Making a pass: “Passing cars here is a little tough. I think the best situation you could
have is to be able to pull underneath somebody in the middle of the corner. You’re kind of on that free roll here where it seems like the cars are almost stopped. If you can get just get a fender underneath somebody, you can force them up on exit and get them out of the lane they want. Then you have the advantage going down the straightaway and the preferred entry line in the next corner to complete the pass. I don’t think you really complete many passes in one corner. You have to put together two corners that are much better than them, first to get a run on them, work them up high on entry and take advantage of the spot.”
Fuel mileage strategy: “It’s probably a little tougher here than at other places because you don’t stop a lot and don’t get a lot of fuel-mileage reads to develop a good average. We’ve got some historical stuff, but it’s never the same as what you have now. We’ve made changes this year with the ethanol and other things that have tweaked our mileage. You need to be able to get good fuel reads to be aggressive on that last run. It’s really tough when you only have maybe one or two reads to go off of where a track like Pocono, you have more fuel runs there to get a good average.”
Jeff Burton led all 300 laps of the 2000 Dura Lube 300 at New Hampshire Motor Speedway (9/17/00).
Big bodies, small minds
On national television the other night, some NFL player named Golden Tate brought up
the perennial argument of the limited minded: That pro drivers are not athletes.

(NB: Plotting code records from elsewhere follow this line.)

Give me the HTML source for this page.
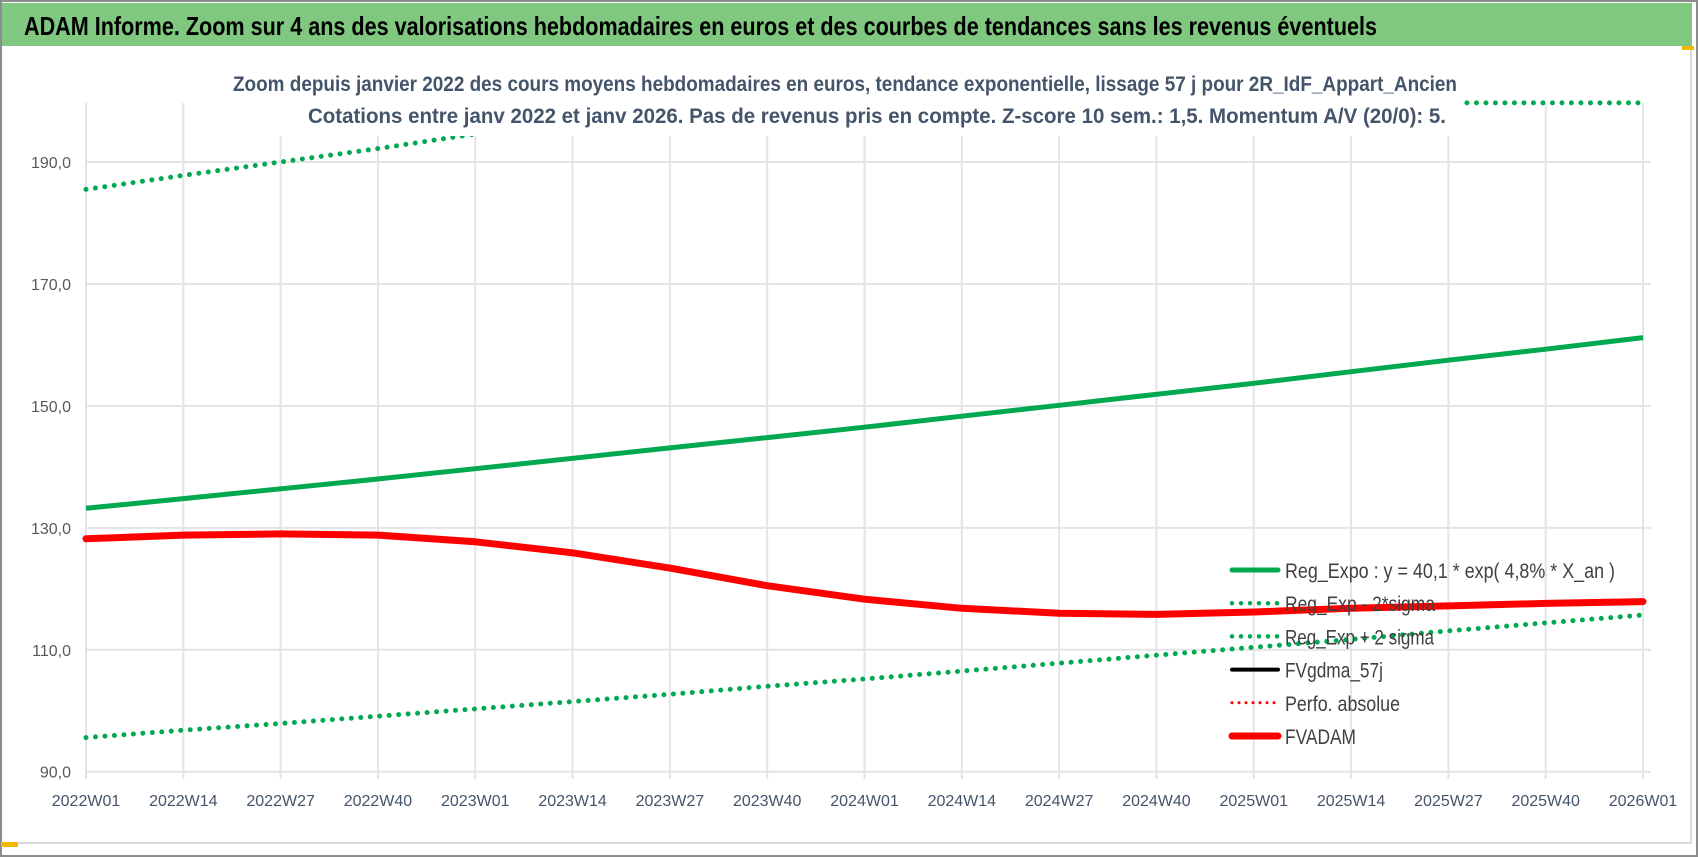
<!DOCTYPE html>
<html><head><meta charset="utf-8"><style>
html,body{margin:0;padding:0;background:#fff;}
svg{display:block;}
text{font-family:"Liberation Sans",sans-serif;}
</style></head><body>
<svg id="chart" width="1698" height="857" viewBox="0 0 1698 857" xmlns="http://www.w3.org/2000/svg">
  <rect x="0" y="0" width="1698" height="857" fill="#fff"/>
  <rect x="1" y="1" width="1696" height="855" fill="none" stroke="#8c8c8c" stroke-width="2"/>
  <rect x="2" y="3" width="1690" height="43" fill="#80c87f"/>
  <text x="24" y="35" font-size="26" font-weight="bold" fill="#000" textLength="1353" lengthAdjust="spacingAndGlyphs">ADAM Informe. Zoom sur 4 ans des valorisations hebdomadaires en euros et des courbes de tendances sans les revenus éventuels</text>
  <line x1="1691" y1="48" x2="1691" y2="843" stroke="#d9d9d9" stroke-width="2"/>
  <line x1="2" y1="843" x2="1691" y2="843" stroke="#d9d9d9" stroke-width="2"/>
  <rect x="1" y="842" width="17" height="5" fill="#f5b800"/>
  <rect x="1682" y="46" width="12" height="4" fill="#f5b800"/>
  <g id="grid"></g>
  <g id="axes"></g>
  <g id="series"></g>
  <rect x="226" y="56" width="1236" height="80" fill="#fff"/>
  <text x="233" y="91" font-size="21" font-weight="bold" fill="#44546a" textLength="1224" lengthAdjust="spacingAndGlyphs">Zoom depuis janvier 2022 des cours moyens hebdomadaires en euros, tendance exponentielle, lissage 57 j pour 2R_IdF_Appart_Ancien</text>
  <text x="308" y="123" font-size="21" font-weight="bold" fill="#44546a" textLength="1138" lengthAdjust="spacingAndGlyphs">Cotations entre janv 2022 et janv 2026. Pas de revenus pris en compte. Z-score 10 sem.: 1,5. Momentum A/V (20/0): 5.</text>
  <g id="legend"></g>
</svg>
<script>
const categories = ["2022W01","2022W14","2022W27","2022W40","2023W01","2023W14","2023W27","2023W40","2024W01","2024W14","2024W27","2024W40","2025W01","2025W14","2025W27","2025W40","2026W01"];
const yTicks = [90,110,130,150,170,190];
const regExpo = [133.2,134.8,136.4,138.0,139.7,141.4,143.1,144.8,146.5,148.3,150.1,151.9,153.7,155.6,157.5,159.3,161.2];
const regLow = [95.6,96.8,97.9,99.1,100.3,101.5,102.7,104.0,105.2,106.5,107.8,109.1,110.4,111.7,113.1,114.4,115.7];
const regHigh = [185.5,187.8,190.0,192.2,194.6,197.0,199.3,201.7,204.1,206.6,209.1,211.6,214.1,216.7,219.4,221.9,224.5];
const fvgdma = [128.2,128.8,129.0,128.9,127.6,125.9,123.4,120.6,118.4,116.8,116.0,115.8,116.2,116.8,117.2,117.6,117.9];
const fvadam = [128.2,128.8,129.0,128.8,127.7,125.9,123.4,120.5,118.3,116.8,116.0,115.8,116.2,116.8,117.2,117.6,117.9];
const legendLabels = ["Reg_Expo : y = 40,1 * exp( 4,8% *  X_an )","Reg_Exp - 2*sigma","Reg_Exp + 2 sigma","FVgdma_57j","Perfo. absolue","FVADAM"];

const NS="http://www.w3.org/2000/svg";
const X0=86, X1=1643, Y0=771.7, PXU=6.097, YMIN=90, YMAX=199.7;
function xScale(i){return X0+(X1-X0)*i/(categories.length-1);}
function yScale(v){const c=Math.min(Math.max(v,YMIN),YMAX);return Y0-(c-YMIN)*PXU;}
function mk(tag,attrs,parent){const e=document.createElementNS(NS,tag);for(const k in attrs)e.setAttribute(k,attrs[k]);parent.appendChild(e);return e;}

const grid=document.getElementById('grid'), axes=document.getElementById('axes'), series=document.getElementById('series'), legend=document.getElementById('legend');
yTicks.forEach(v=>{
  const l=mk('line',{x1:X0,x2:X1+8,y1:yScale(v),y2:yScale(v),stroke:'#e3e3e8','stroke-width':2},grid);
  
  
  const t=mk('text',{x:71,y:yScale(v)+6,'font-size':16,fill:'#595959','text-anchor':'end'},axes);
  t.textContent=v.toFixed(1).replace('.',',');
  
  
});
categories.forEach((c,i)=>{
  const l=mk('line',{x1:xScale(i),x2:xScale(i),y1:103,y2:779,stroke:'#e3e3e8','stroke-width':2},grid);
  
  
  const t=mk('text',{x:xScale(i),y:806,'font-size':16,fill:'#44546a','text-anchor':'middle'},axes);
  t.textContent=c;
  
  
});
function pts(arr){return arr.map((v,i)=>xScale(i).toFixed(1)+','+yScale(v).toFixed(1)).join(' ');}
const sLow=mk('polyline',{points:pts(regLow),fill:'none',stroke:'#00a84f','stroke-width':5,'stroke-linecap':'round','stroke-dasharray':'0 9.5'},series);


const sHigh=mk('polyline',{points:pts(regHigh),fill:'none',stroke:'#00a84f','stroke-width':5,'stroke-linecap':'round','stroke-dasharray':'0 9.5'},series);


const sReg=mk('polyline',{points:pts(regExpo),fill:'none',stroke:'#00a84f','stroke-width':5,'stroke-linejoin':'round'},series);


const sGd=mk('polyline',{points:pts(fvgdma),fill:'none',stroke:'#000','stroke-width':4,'stroke-linejoin':'round'},series);


const sAd=mk('polyline',{points:pts(fvadam),fill:'none',stroke:'#ff0000','stroke-width':7,'stroke-linejoin':'round','stroke-linecap':'round'},series);



const legStyles=[
 {stroke:'#00a84f',w:5,dash:null},
 {stroke:'#00a84f',w:4.5,dash:'0 9'},
 {stroke:'#00a84f',w:4.5,dash:'0 9'},
 {stroke:'#000',w:4,dash:null},
 {stroke:'#ff0000',w:3,dash:'0 7'},
 {stroke:'#ff0000',w:7,dash:null}];
const legendWidths=[330,150,149,98,115,71];
legendLabels.forEach((lab,i)=>{
  const y=570+i*33.2;
  const st=legStyles[i];
  const a={x1:1232,x2:1278,y1:y,y2:y,stroke:st.stroke,'stroke-width':st.w,'stroke-linecap':'round'};
  if(st.dash)a['stroke-dasharray']=st.dash;
  const l=mk('line',a,legend);
  
  
  const t=mk('text',{x:1285,y:y+8,'font-size':21,fill:'#404040',textLength:legendWidths[i],lengthAdjust:'spacingAndGlyphs'},legend);
  t.textContent=lab;
  
  
});
</script>
</body></html>
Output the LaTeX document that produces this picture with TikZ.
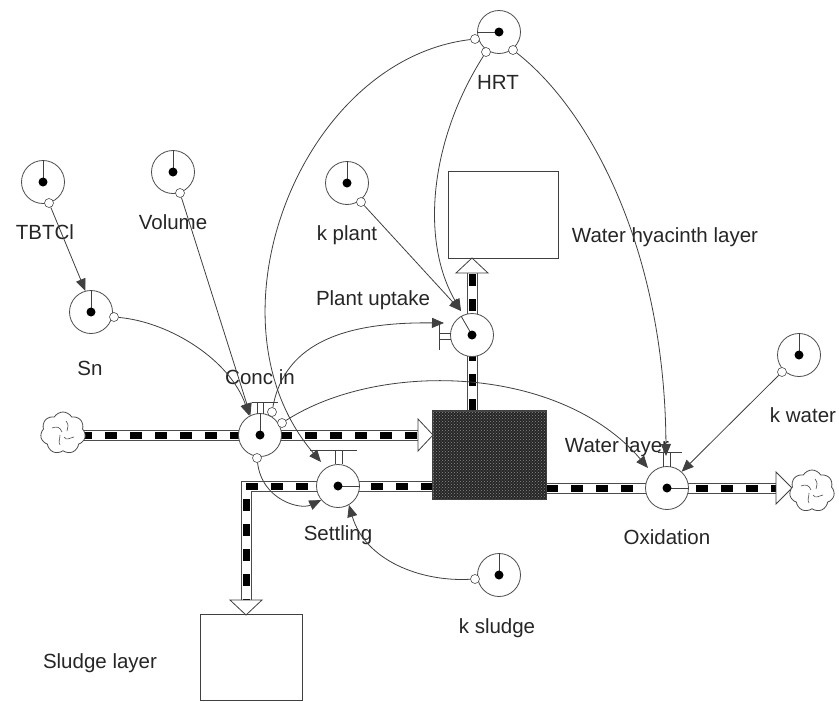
\documentclass[tikz,border=0pt]{standalone}
\usepackage{fontspec}
\setmainfont{Liberation Sans}
\usetikzlibrary{arrows.meta,shapes.symbols,patterns}
\newcommand\flowpipe[1]{%
  \draw[line width=11pt,black!70] #1;
  \draw[line width=9pt,white] #1;
  \draw[line width=7pt,black,dash pattern=on 12pt off 13pt] #1;}
\begin{document}
\begin{tikzpicture}[x=1pt,y=-1pt,
  conv/.style={circle,draw=black!70,line width=0.8pt,fill=white,minimum size=43pt,inner sep=0pt},
  valve/.style={conv},
  lbl/.style={font=\fontsize{20.5}{24}\selectfont,text=black!85,inner sep=0pt},
  link/.style={draw=black!75,line width=0.8pt,-{Triangle[length=12pt,width=10pt]}},
  port/.style={circle,draw=black!70,line width=0.6pt,fill=white,minimum size=9pt,inner sep=0pt},
  stockbox/.style={draw=black!75,line width=0.8pt,fill=white,inner sep=0pt},
  thin/.style={draw=black!75,line width=0.8pt},
  cloudsrc/.style={cloud,cloud puffs=7,cloud puff arc=120,aspect=1,draw=black!70,line width=0.8pt,fill=white,minimum width=45pt,minimum height=42pt,inner sep=0pt}
  ]
\useasboundingbox[fill=white] (0,0) rectangle (839,702);

% ---------- pipes ----------
\flowpipe{(80,435) -- (418,435)}
\flowpipe{(472,411) -- (472,273)}
\flowpipe{(433,486) -- (246,486) -- (246,600)}
\flowpipe{(546,488) -- (776,488)}

% ---------- stocks ----------
\node[stockbox,minimum width=110pt,minimum height=87pt] (WH) at (503,214.5) {};
\node[stockbox,fill=black!85,minimum width=113pt,minimum height=88pt] (WL) at (489.5,455) {};
\fill[pattern=crosshatch dots,pattern color=black!45] (WL.north west) rectangle (WL.south east);
\draw[black!75,line width=0.8pt] (WL.north west) rectangle (WL.south east);
\node[stockbox,minimum width=102pt,minimum height=86pt] (SL) at (251,657) {};

% ---------- hollow pipe arrowheads ----------
\draw[stockbox] (418,419) -- (433,435) -- (418,451) -- cycle;
\draw[stockbox] (456,273) -- (472,258) -- (488,273) -- cycle;
\draw[stockbox] (230,600) -- (246,615) -- (262,600) -- cycle;
\draw[stockbox] (776,472) -- (792,488) -- (776,504) -- cycle;

% ---------- clouds ----------
\node[cloudsrc] (src) at (63,433) {};
\node[cloudsrc] (snk) at (812,491) {};
\foreach \c in {src,snk}{
  \draw[black!70,line width=0.6pt] (\c.center) ++(-11,-5) .. controls +(5,-2) and +(-2,-5) .. ++(10,4);
  \draw[black!70,line width=0.6pt] (\c.center) ++(3,-12) .. controls +(3,4) and +(1,-5) .. ++(1,10);
  \draw[black!70,line width=0.6pt] (\c.center) ++(11,4) .. controls +(-5,1) and +(3,4) .. ++(-10,0);
  \draw[black!70,line width=0.6pt] (\c.center) ++(-3,12) .. controls +(-2,-4) and +(0,5) .. ++(0,-10);
}

% ---------- valves ----------
\node[valve] (CI) at (260,435) {};
\node[valve] (PU) at (472,335) {};
\node[valve] (ST) at (338,486) {};
\node[valve] (OX) at (667,488) {};
\draw[thin] (CI.center) -- (CI.north);
\draw[thin] (PU.center) -- (PU.120);
\draw[thin] (ST.center) -- (ST.east);
\draw[thin] (OX.center) -- (OX.east);
% valve handles
\draw[thin] (252,402) -- (278,402) (257,402) -- (257,414) (263,402) -- (263,414);
\draw[thin] (310,450) -- (357,450) (335,450) -- (335,464) (342,450) -- (342,464);
\draw[thin] (439,324) -- (439,350) (439,333) -- (451,333) (439,339) -- (451,339);
\draw[thin] (658,452) -- (682,452) (663,452) -- (663,467) (670,452) -- (670,467);
\foreach \v in {CI,PU,ST,OX} \fill (\v.center) circle[radius=4.5pt];

% ---------- converters ----------
\node[conv] (HRT) at (499,32) {};
\node[conv] (TB) at (43,182) {};
\node[conv] (VOL) at (173,172) {};
\node[conv] (KP) at (347,183) {};
\node[conv] (SN) at (91,312) {};
\node[conv] (KW) at (799,355) {};
\node[conv] (KS) at (499,575) {};
\draw[thin] (HRT.center) -- (HRT.west);
\foreach \v in {TB,VOL,KP,SN,KW,KS} \draw[thin] (\v.center) -- (\v.north);
\foreach \v in {HRT,TB,VOL,KP,SN,KW,KS} \fill (\v.center) circle[radius=4.5pt];

% ---------- ports ----------
\node[port] (HRTa) at (475,39) {};
\node[port] (HRTb) at (486,52) {};
\node[port] (HRTc) at (513,50) {};
\node[port] (TBp) at (49,203) {};
\node[port] (VOLp) at (180,193) {};
\node[port] (KPp) at (361,202) {};
\node[port] (SNp) at (114,317) {};
\node[port] (KWp) at (782,372) {};
\node[port] (KSp) at (475,579) {};
\node[port] (CIa) at (272,412) {};
\node[port] (CIb) at (282,423) {};
\node[port] (CIc) at (257,458) {};

% ---------- arrow tip points ----------
\coordinate (PUtop) at (461,311);
\coordinate (PUleft) at (444,323);
\coordinate (STtop) at (321,462);
\coordinate (OXleft) at (648,468);
\coordinate (OXtop) at (666,456);

% ---------- labels ----------
\node[lbl] (lHRT) at (498,82) {HRT};
\node[lbl] (lTB) at (45,232) {TBTCl};
\node[lbl] (lVOL) at (173,222) {Volume};
\node[lbl] (lKP) at (347,235) {k plant};
\node[lbl] (lSN) at (90,368) {Sn};
\node[lbl] (lPU) at (373,300) {Plant uptake};
\node[lbl] (lWH) at (665,237) {Water hyacinth layer};
\node[lbl] (lCI) at (260,377) {Conc in};
\node[lbl] (lWL) at (617,447) {Water layer};
\node[lbl] (lST) at (338,535) {Settling};
\node[lbl] (lOX) at (667,537) {Oxidation};
\node[lbl] (lKW) at (803,415) {k water};
\node[lbl] (lKS) at (497,628) {k sludge};
\node[lbl] (lSL) at (100,663) {Sludge layer};

% ---------- connectors ----------
\draw[link] (TBp) -- (SN.105);
\draw[link] (VOLp) -- (CI.116);
\draw[link] (SNp) .. controls (170,322) and (230,360) .. (CI.119);
\draw[link] (HRTa) .. controls (300,60) and (200,320) .. (STtop);
\draw[link] (HRTb) .. controls (430,140) and (420,240) .. (PUtop);
\draw[link] (HRTc) .. controls (590,110) and (665,250) .. (OXtop);
\draw[link] (KPp) -- (PUtop);
\draw[link] (CIa) .. controls (285,340) and (350,322) .. (PUleft);
\draw[link] (CIb) .. controls (380,360) and (560,365) .. (OXleft);
\draw[link] (CIc) .. controls (262,500) and (300,510) .. (ST.220);
\draw[link] (KSp) .. controls (420,582) and (365,560) .. (ST.300);
\draw[link] (KWp) -- (OX.48);
\end{tikzpicture}
\end{document}
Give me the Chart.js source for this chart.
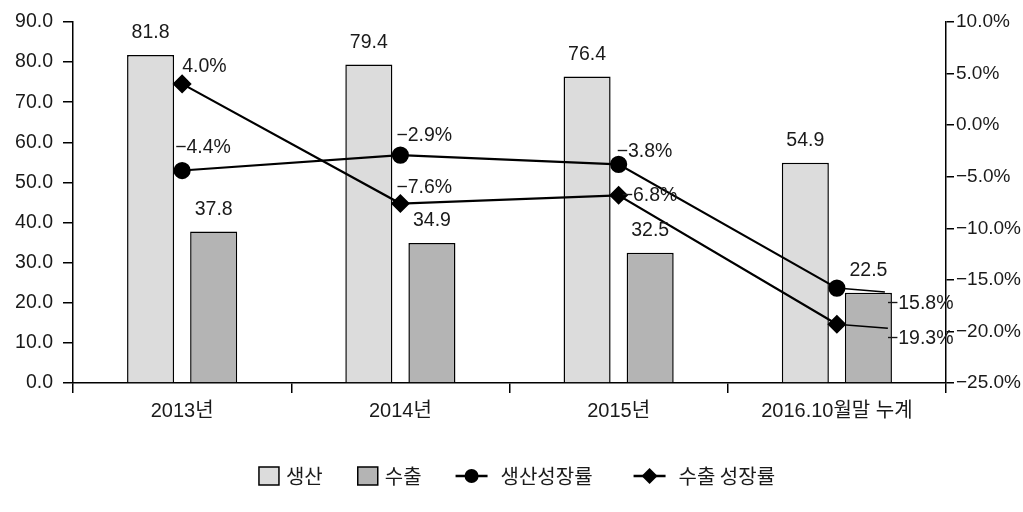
<!DOCTYPE html>
<html>
<head>
<meta charset="utf-8">
<script src="https://cdn.jsdelivr.net/npm/chart.js@4.4.0/dist/chart.umd.min.js"></script>
<style>
html, body { margin: 0; padding: 0; background: #ffffff; }
</style>
</head>
<body>
<canvas id="chart" width="1023" height="512"></canvas>
<script>
const categories = ['2013년', '2014년', '2015년', '2016.10월말 누계'];
const production = [81.8, 79.4, 76.4, 54.9];
const exportsVol = [37.8, 34.9, 32.5, 22.5];
const productionGrowth = [-4.4, -2.9, -3.8, -15.8];
const exportGrowth = [4.0, -7.6, -6.8, -19.3];
const seriesNames = ['생산', '수출', '생산성장률', '수출 성장률'];

const NUM_FONT = "'Liberation Sans', 'Noto Sans CJK KR', sans-serif";
const KR_FONT = "'Noto Sans CJK KR', sans-serif";
const TEXT = '#1a1a1a';

// minus sign like the original (long dash)
function fmt(v, digits) {
    return (v < 0 ? '−' : '') + Math.abs(v).toFixed(digits);
}

// value labels + leader lines for the last growth points
const labelPlugin = {
    id: 'valueLabels',
    afterDatasetsDraw(chart) {
        const ctx = chart.ctx;
        ctx.save();
        ctx.font = '19.5px ' + NUM_FONT;
        ctx.fillStyle = TEXT;
        ctx.textBaseline = 'middle';

        // bar labels, centered above each bar
        [0, 1].forEach(di => {
            const meta = chart.getDatasetMeta(di);
            meta.data.forEach((el, i) => {
                ctx.textAlign = 'center';
                ctx.fillText(chart.data.datasets[di].data[i].toFixed(1), el.x, el.y - 22);
            });
        });

        // growth labels, offset from each point (dx to left edge, dy to middle)
        const offsets = {
            2: [[-7, -23], [-4, -19], [-2, -13], [50, 16]],
            3: [[0, -17], [-4, -16], [3, 0], [50, 14]]
        };
        const leaders = { 2: [48, 4], 3: [51, 4] };
        [2, 3].forEach(di => {
            const meta = chart.getDatasetMeta(di);
            meta.data.forEach((el, i) => {
                const [dx, dy] = offsets[di][i];
                if (i === meta.data.length - 1) {
                    ctx.strokeStyle = '#000';
                    ctx.lineWidth = 1.5;
                    ctx.beginPath();
                    ctx.moveTo(el.x, el.y);
                    ctx.lineTo(el.x + leaders[di][0], el.y + leaders[di][1]);
                    ctx.stroke();
                }
                ctx.textAlign = 'left';
                ctx.fillText(fmt(chart.data.datasets[di].data[i], 1) + '%', el.x + dx, el.y + dy);
            });
        });
        ctx.restore();
    }
};

// legend at the bottom, drawn by hand so the line items show line + marker
const legendPlugin = {
    id: 'bottomLegend',
    afterDraw(chart) {
        const ctx = chart.ctx;
        const y = 476;
        ctx.save();
        ctx.font = '20px ' + KR_FONT;
        ctx.textBaseline = 'middle';
        ctx.textAlign = 'left';
        const items = [
            { type: 'box', color: '#dcdcdc', gap: 35 },
            { type: 'box', color: '#b4b4b4', gap: 34 },
            { type: 'circle', gap: 41 },
            { type: 'diamond', gap: 0 }
        ];
        let total = 0;
        items.forEach((it, i) => {
            it.sym = it.type === 'box' ? 20 : 32;
            it.pad = it.type === 'box' ? 7 : 13;
            it.w = ctx.measureText(seriesNames[i]).width;
            total += it.sym + it.pad + it.w + it.gap;
        });
        let x = 517 - total / 2;
        items.forEach((it, i) => {
            ctx.strokeStyle = '#000';
            ctx.fillStyle = '#000';
            if (it.type === 'box') {
                ctx.fillStyle = it.color;
                ctx.lineWidth = 1.5;
                ctx.fillRect(x, y - 9, 20, 18);
                ctx.strokeRect(x, y - 9, 20, 18);
            } else {
                ctx.lineWidth = 2.5;
                ctx.beginPath();
                ctx.moveTo(x, y);
                ctx.lineTo(x + 32, y);
                ctx.stroke();
                ctx.beginPath();
                const cx = x + 16;
                if (it.type === 'circle') {
                    ctx.arc(cx, y, 7, 0, Math.PI * 2);
                } else {
                    ctx.moveTo(cx, y - 8);
                    ctx.lineTo(cx + 8, y);
                    ctx.lineTo(cx, y + 8);
                    ctx.lineTo(cx - 8, y);
                    ctx.closePath();
                }
                ctx.fill();
            }
            ctx.fillStyle = TEXT;
            ctx.fillText(seriesNames[i], x + it.sym + it.pad, y);
            x += it.sym + it.pad + it.w + it.gap;
        });
        ctx.restore();
    }
};

const axisGrid = {
    drawOnChartArea: false,
    drawTicks: true,
    color: '#000',
    lineWidth: 1.5
};

new Chart(document.getElementById('chart'), {
    type: 'bar',
    data: {
        labels: categories,
        datasets: [
            {
                label: seriesNames[0],
                data: production,
                backgroundColor: '#dcdcdc',
                borderColor: '#000',
                borderWidth: 1.5,
                categoryPercentage: 0.578,
                barPercentage: 0.746,
                yAxisID: 'y',
                order: 2
            },
            {
                label: seriesNames[1],
                data: exportsVol,
                backgroundColor: '#b4b4b4',
                borderColor: '#000',
                borderWidth: 1.5,
                categoryPercentage: 0.578,
                barPercentage: 0.746,
                yAxisID: 'y',
                order: 2
            },
            {
                type: 'line',
                label: seriesNames[2],
                data: productionGrowth,
                borderColor: '#000',
                backgroundColor: '#000',
                borderWidth: 2.2,
                pointStyle: 'circle',
                pointRadius: 7.5,
                tension: 0,
                yAxisID: 'y2',
                order: 1
            },
            {
                type: 'line',
                label: seriesNames[3],
                data: exportGrowth,
                borderColor: '#000',
                backgroundColor: '#000',
                borderWidth: 2.2,
                pointStyle: 'rectRot',
                pointRadius: 8,
                tension: 0,
                yAxisID: 'y2',
                order: 1
            }
        ]
    },
    options: {
        responsive: false,
        animation: false,
        layout: { padding: { top: 22, left: 0, right: 0, bottom: 0 } },
        scales: {
            x: {
                grid: { ...axisGrid, offset: true, tickLength: 10 },
                border: { color: '#000', width: 1.5 },
                ticks: { color: TEXT, font: { family: NUM_FONT, size: 20 }, padding: 6 },
                afterFit: s => { s.height = 129; }
            },
            y: {
                position: 'left',
                min: 0,
                max: 90,
                grid: { ...axisGrid, tickLength: 10 },
                border: { color: '#000', width: 1.5 },
                ticks: {
                    stepSize: 10,
                    padding: 10,
                    color: TEXT,
                    font: { family: NUM_FONT, size: 19.5 },
                    callback: v => v.toFixed(1)
                },
                afterFit: s => { s.width = 73; }
            },
            y2: {
                position: 'right',
                min: -25,
                max: 10,
                grid: { ...axisGrid, tickLength: 8 },
                border: { color: '#000', width: 1.5 },
                ticks: {
                    stepSize: 5,
                    padding: 2,
                    color: TEXT,
                    font: { family: NUM_FONT, size: 19 },
                    callback: v => fmt(v, 1) + '%'
                },
                afterFit: s => { s.width = 77; }
            }
        },
        plugins: {
            legend: { display: false },
            tooltip: { enabled: false }
        }
    },
    plugins: [labelPlugin, legendPlugin]
});
</script>
</body>
</html>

Tate was referring specifically to Jimmie Johnson.
Several Cup drivers heard the comment and reacted. Here is what Carl Edwards had to say:
“Yeah, I saw that last night and I thought that was hilarious. I thought it was pretty comical. I personally would invite anyone, including Golden Tate, or anyone who thinks that Jimmie Johnson isn’t an athlete to come out and compete with him in just about anything. He might not be able to lift as much weight as those guys but I have followed Jimmie Johnson on a motocross track and watched what he is able to do and a lot of people don’t realize how much of an athlete he is. I thought it was interesting.”
Track: New Hampshire Motor Speedway
Cup races: 32
Most victories: 4, by Jeff Burton
Most poles: 5 (including today’s), by Ryan Newman
Most top-fives: 14, by Jeff Gordon
Most DNFs: 11, by Joe Nemechek
Best average finish: 7.6, by Denny Hamlin
Youngest race winner: Joey Logano (19 years, 1 month, 4 days)
Youngest polesitter: Brian Vickers (21 years, 8 months, 3 days)
Most lead changes: 23
Most leaders: 15
Narrowest margin of victory: .068 seconds
Conditions for a Dale Earnhardt Jr. victory at New Hampshire today stand at – 2.
Earnhardt has never won at NHMS. His best finish is third and his average finish is 16.7. In the three practices this weekend, he was 16th, 16th and 15th.
But, he finished top 10 in both races at the track last year.
Wild Card watch
The chase for the Wild Card berths in the Chase is red hot with eight races to go until the playoffs.
Only one driver outside the top 10 in points and inside the top 20 has a victory – David Ragan – but there is a large handful who could either get a victory before the Chase starts at Chicagoland Speedway, or who could fall out of the top 10 or into the top 20.
Ragan was asked who he thinks could get a victory and challenge him for one of the Wild Cards.
“Watkins Glen is just around the corner and that is Marcos Ambrose’s best track on the circuit in my opinion,” he said. “I think he will be really strong there. If you look at this weekend, our Ford teammate A.J. Allmendinger is really good on the short track. Either one of those two guys could win one at any moment. I know it has been a year or two since Logano has won and he feels the pressure to win. He has been running great lately too. I think there are three or four guys and they all happen to be right around us in points that could possible get that win.”
The Sprint Cup series has next weekend off. After that it moves to Indianapolis for the Brickyard 400.